PROBLEM TO WORK ON » Without the pictures, return exactly the lines from the one with "Rebuild this diagram" through the one with "(xleft) -- (xright);". Both end lines belong in the copy.

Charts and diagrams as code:
▼▼▼

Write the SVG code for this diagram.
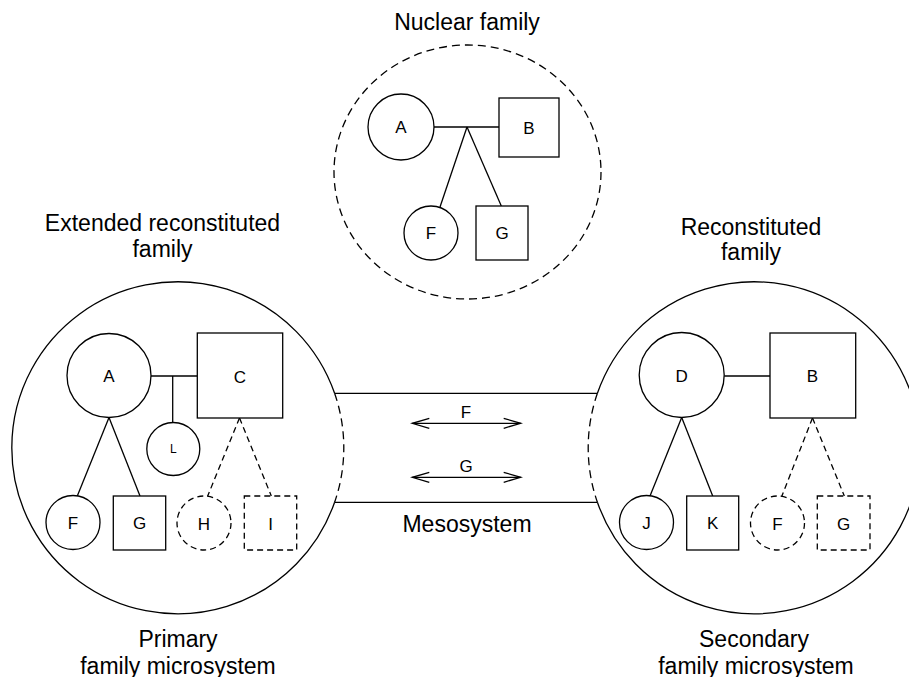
<svg xmlns="http://www.w3.org/2000/svg" width="909" height="677" viewBox="0 0 909 677">
<style>
  .ln{fill:none;stroke:#000;stroke-width:1.3}
  .nd{fill:#fff;stroke:#000;stroke-width:1.3}
  .dn{fill:#fff;stroke:#000;stroke-width:1.3;stroke-dasharray:6,4}
  .dl{fill:none;stroke:#000;stroke-width:1.3;stroke-dasharray:6,4}
  .db{fill:none;stroke:#000;stroke-width:1.3;stroke-dasharray:8,5}
  text{font-family:"Liberation Sans",Arial,Helvetica,sans-serif;fill:#000;text-anchor:middle}
  .lab{font-size:23px}
  .nl{font-size:17px}
  .sm{font-size:12px}
</style>
<defs>
  <marker id="open" viewBox="-18 -6 20 12" refX="0" refY="0" markerWidth="20" markerHeight="12" markerUnits="userSpaceOnUse" orient="auto-start-reverse">
    <path d="M-17,-5 L0,0 L-17,5" fill="none" stroke="#000" stroke-width="1.3"/>
  </marker>
</defs>
<rect width="909" height="677" fill="#fff"/>

<g id="system-boundaries">
  <ellipse id="nuclear-boundary" cx="467.5" cy="172" rx="133.5" ry="127" class="db"/>
  <path id="primary-boundary" d="M334.6,393.3 A166,166 0 1 0 334.6,502.3" class="ln"/>
  <path id="primary-boundary-dashed" d="M334.6,393.3 A166,166 0 0 1 334.6,502.3" class="db"/>
  <path id="secondary-boundary" d="M597.4,393.3 A166,166 0 1 1 597.4,502.3" class="ln"/>
  <path id="secondary-boundary-dashed" d="M597.4,393.3 A166,166 0 0 0 597.4,502.3" class="db"/>
  <line id="meso-top" x1="334.6" y1="393.3" x2="597.4" y2="393.3" class="ln"/>
  <line id="meso-bottom" x1="334.6" y1="502.3" x2="597.4" y2="502.3" class="ln"/>
</g>

<g id="connectors">
  <line x1="434" y1="127" x2="499" y2="127" class="ln"/>
  <line x1="467" y1="127" x2="440" y2="207" class="ln"/>
  <line x1="467" y1="127" x2="501.3" y2="206" class="ln"/>
  <line x1="151" y1="376" x2="197.3" y2="376" class="ln"/>
  <line x1="172.7" y1="376" x2="172.7" y2="422.5" class="ln"/>
  <line x1="109" y1="417.5" x2="77.3" y2="496" class="ln"/>
  <line x1="109" y1="417.5" x2="140" y2="496" class="ln"/>
  <line x1="239.5" y1="418" x2="207.5" y2="496.5" class="dl"/>
  <line x1="239.5" y1="418" x2="271.3" y2="496" class="dl"/>
  <line x1="724.2" y1="376" x2="770" y2="376" class="ln"/>
  <line x1="681.7" y1="417.5" x2="650" y2="496" class="ln"/>
  <line x1="681.7" y1="417.5" x2="712.7" y2="496" class="ln"/>
  <line x1="812.5" y1="418" x2="781.7" y2="496.5" class="dl"/>
  <line x1="812.5" y1="418" x2="844.3" y2="496" class="dl"/>
  <line x1="412.3" y1="423.3" x2="520.7" y2="423.3" class="ln" marker-start="url(#open)" marker-end="url(#open)"/>
  <line x1="412.3" y1="477.3" x2="520.7" y2="477.3" class="ln" marker-start="url(#open)" marker-end="url(#open)"/>
</g>

<g id="nuclear-A"><circle cx="401" cy="127" r="33" class="nd"/><text x="401" y="133" class="nl">A</text></g>
<g id="nuclear-B"><rect x="499" y="98" width="60" height="59" class="nd"/><text x="529" y="133.5" class="nl">B</text></g>
<g id="nuclear-F"><circle cx="431" cy="233" r="27" class="nd"/><text x="431" y="239" class="nl">F</text></g>
<g id="nuclear-G"><rect x="476" y="206" width="52" height="54" class="nd"/><text x="502" y="239" class="nl">G</text></g>

<g id="primary-A"><circle cx="109" cy="375.5" r="42" class="nd"/><text x="109" y="382" class="nl">A</text></g>
<g id="primary-C"><rect x="197.3" y="333" width="85.4" height="85" class="nd"/><text x="240" y="382.5" class="nl">C</text></g>
<g id="primary-L"><circle cx="173.3" cy="449" r="26.5" class="nd"/><text x="173.3" y="453.3" class="sm">L</text></g>
<g id="primary-F"><circle cx="73" cy="522.5" r="27" class="nd"/><text x="73" y="529" class="nl">F</text></g>
<g id="primary-G"><rect x="113.3" y="496" width="52.4" height="54" class="nd"/><text x="139.5" y="529" class="nl">G</text></g>
<g id="primary-H"><circle cx="204" cy="523" r="27" class="dn"/><text x="204" y="529.5" class="nl">H</text></g>
<g id="primary-I"><rect x="244.3" y="496" width="52.4" height="54" class="dn"/><text x="270.5" y="529.5" class="nl">I</text></g>

<g id="secondary-D"><circle cx="681.7" cy="375" r="42.5" class="nd"/><text x="681.7" y="381.5" class="nl">D</text></g>
<g id="secondary-B"><rect x="770" y="333" width="85.7" height="85" class="nd"/><text x="812.5" y="382" class="nl">B</text></g>
<g id="secondary-J"><circle cx="646.5" cy="522.5" r="27" class="nd"/><text x="646.5" y="529" class="nl">J</text></g>
<g id="secondary-K"><rect x="686.7" y="496" width="52" height="54" class="nd"/><text x="712.7" y="529" class="nl">K</text></g>
<g id="secondary-F"><circle cx="777.5" cy="523" r="27" class="dn"/><text x="777.5" y="529.5" class="nl">F</text></g>
<g id="secondary-G"><rect x="817.3" y="496" width="52.7" height="54" class="dn"/><text x="843.7" y="529.5" class="nl">G</text></g>

<g id="labels">
  <text x="467" y="30" class="lab">Nuclear family</text>
  <text x="162.5" y="231" class="lab">Extended reconstituted</text>
  <text x="162.5" y="257" class="lab">family</text>
  <text x="751" y="234.5" class="lab">Reconstituted</text>
  <text x="751" y="259.5" class="lab">family</text>
  <text x="466" y="417.7" class="nl">F</text>
  <text x="466" y="471.7" class="nl">G</text>
  <text x="467" y="532" class="lab">Mesosystem</text>
  <text x="178" y="647.3" class="lab">Primary</text>
  <text x="178" y="673.5" class="lab">family microsystem</text>
  <text x="754" y="647" class="lab">Secondary</text>
  <text x="756" y="673.5" class="lab">family microsystem</text>
</g>
</svg>
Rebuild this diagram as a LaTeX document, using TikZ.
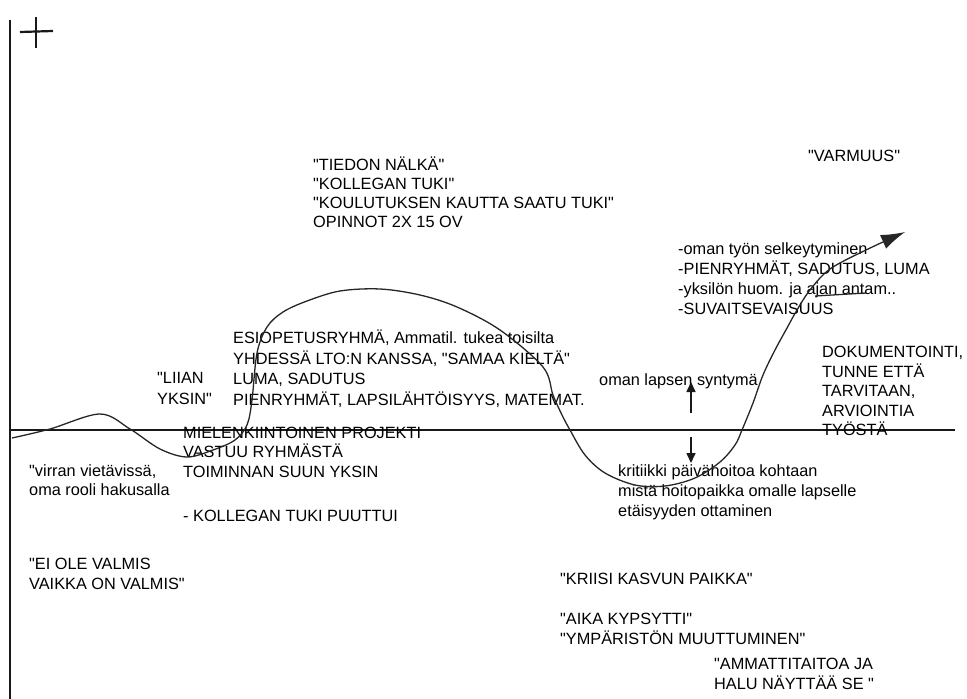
\documentclass[tikz,border=0pt]{standalone}
\usepackage{fontspec}
\setmainfont{Liberation Sans}[Ligatures=TeXOff]
\usetikzlibrary{arrows.meta}
\begin{document}
\begin{tikzpicture}[x=1pt,y=-1pt,
  txt/.style={anchor=base west, inner sep=0pt, font=\fontsize{16.3}{20}\selectfont, text=black},
  axisline/.style={line width=2pt, draw=black!90},
  curveline/.style={line width=1.3pt, draw=black!85},
  smallarrow/.style={line width=1.6pt, draw=black!90, -{Triangle[length=10pt,width=9pt]}}]
\useasboundingbox (0,0) rectangle (967,699);

% axes
\coordinate (ytop) at (10,20);
\coordinate (ybot) at (10,699);
\coordinate (xleft) at (10,430);
\coordinate (xright) at (955,430);
\draw[axisline, line width=2.4pt] (ytop) -- (ybot);
\draw[axisline, line width=1.8pt] (xleft) -- (xright);

% plus sign
\coordinate (ph1) at (20,32); \coordinate (ph2) at (53,31);
\coordinate (pv1) at (36,17); \coordinate (pv2) at (36,48);
\draw[axisline, line width=2.2pt] (ph1) -- (ph2);
\draw[axisline, line width=2.2pt] (pv1) -- (pv2);

% labels
\node[txt] (t1) at (313,170) {"TIEDON NÄLKÄ"};
\node[txt] (t2) at (313,189) {"KOLLEGAN TUKI"};
\node[txt] (t3) at (313,208) {"KOULUTUKSEN KAUTTA SAATU TUKI"};
\node[txt] (t4) at (313,227) {OPINNOT 2X 15 OV};

\node[txt] (varm) at (808,161) {"VARMUUS"};

\node[txt] (o1) at (678,254) {-oman työn selkeytyminen};
\node[txt] (o2) at (678,274) {-PIENRYHMÄT, SADUTUS, LUMA};
\node[txt] (o3) at (678,294) {-yksilön huom. ja ajan antam..};
\node[txt] (o4) at (678,314) {-SUVAITSEVAISUUS};

\node[txt] (e1) at (233,343) {ESIOPETUSRYHMÄ, Ammatil. tukea toisilta};
\node[txt] (e2) at (233,364) {YHDESSÄ LTO:N KANSSA, "SAMAA KIELTÄ"};
\node[txt] (e3) at (233,384) {LUMA, SADUTUS};
\node[txt] (e4) at (233,405) {PIENRYHMÄT, LAPSILÄHTÖISYYS, MATEMAT.};

\node[txt] (l1) at (157,383) {"LIIAN};
\node[txt] (l2) at (157,404) {YKSIN"};

\node[txt] (syn) at (599,385) {oman lapsen syntymä};

\node[txt] (d1) at (822,357) {DOKUMENTOINTI,};
\node[txt] (d2) at (822,377) {TUNNE ETTÄ};
\node[txt] (d3) at (822,396) {TARVITAAN,};
\node[txt] (d4) at (822,416) {ARVIOINTIA};
\node[txt] (d5) at (822,435) {TYÖSTÄ};

\node[txt] (m1) at (183,438) {MIELENKIINTOINEN PROJEKTI};
\node[txt] (m2) at (183,457) {VASTUU RYHMÄSTÄ};
\node[txt] (m3) at (183,477) {TOIMINNAN SUUN YKSIN};
\node[txt] (m4) at (183,521) {- KOLLEGAN TUKI PUUTTUI};

\node[txt] (v1) at (29,476) {"virran vietävissä,};
\node[txt] (v2) at (29,495) {oma rooli hakusalla};

\node[txt] (ei1) at (29,569) {"EI OLE VALMIS};
\node[txt] (ei2) at (29,589) {VAIKKA ON VALMIS"};

\node[txt] (k1) at (618,476) {kritiikki päivähoitoa kohtaan};
\node[txt] (k2) at (618,496) {mistä hoitopaikka omalle lapselle};
\node[txt] (k3) at (618,516) {etäisyyden ottaminen};

\node[txt] (kr) at (560,584) {"KRIISI KASVUN PAIKKA"};
\node[txt] (a1) at (560,624) {"AIKA KYPSYTTI"};
\node[txt] (a2) at (560,644) {"YMPÄRISTÖN MUUTTUMINEN"};
\node[txt] (am1) at (714,669) {"AMMATTITAITOA JA};
\node[txt] (am2) at (714,689) {HALU NÄYTTÄÄ SE "};

% arrows around the birth of the own child
\coordinate (upfrom) at (691,413); \coordinate (upto) at (691,382);
\coordinate (dnfrom) at (691,437); \coordinate (dnto) at (691,463);
\draw[smallarrow] (upfrom) -- (upto);
\draw[smallarrow] (dnfrom) -- (dnto);

% the development curve
\draw[curveline, -{Latex[length=24pt,width=15pt]}]
  plot[smooth, tension=0.55] coordinates {
  (12,438) (50,429) (100,414) (130,429) (160,449) (187,457) (213,450)
  (235,440) (247,425) (252,400) (257,353) (267,327) (283,312) (307,301)
  (340,291) (380,289) (420,295) (457,307) (500,330) (543,367) (553,395)
  (562,415) (570,430) (585,455) (605,473) (635,485) (665,486) (695,478)
  (720,462) (735,445) (742,430) (753,403) (763,375) (775,350) (787,328)
  (797,310) (810,290) (830,269) (866,250) (905,232)};

% stroke over the word antam
\coordinate (st1) at (815,296); \coordinate (st2) at (866,293);
\draw[curveline] (st1) -- (st2);
\end{tikzpicture}
\end{document}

▲▲▲

PROBLEM SOLUTION »
Rebuild this diagram as a LaTeX document, using TikZ.
\documentclass[tikz,border=0pt]{standalone}
\usepackage{fontspec}
\setmainfont{Liberation Sans}[Ligatures=TeXOff]
\usetikzlibrary{arrows.meta}
\begin{document}
\begin{tikzpicture}[x=1pt,y=-1pt,
  txt/.style={anchor=base west, inner sep=0pt, font=\fontsize{16.3}{20}\selectfont, text=black},
  axisline/.style={line width=2pt, draw=black!90},
  curveline/.style={line width=1.3pt, draw=black!85},
  smallarrow/.style={line width=1.6pt, draw=black!90, -{Triangle[length=10pt,width=9pt]}}]
\useasboundingbox (0,0) rectangle (967,699);

% axes
\coordinate (ytop) at (10,20);
\coordinate (ybot) at (10,699);
\coordinate (xleft) at (10,430);
\coordinate (xright) at (955,430);
\draw[axisline, line width=2.4pt] (ytop) -- (ybot);
\draw[axisline, line width=1.8pt] (xleft) -- (xright);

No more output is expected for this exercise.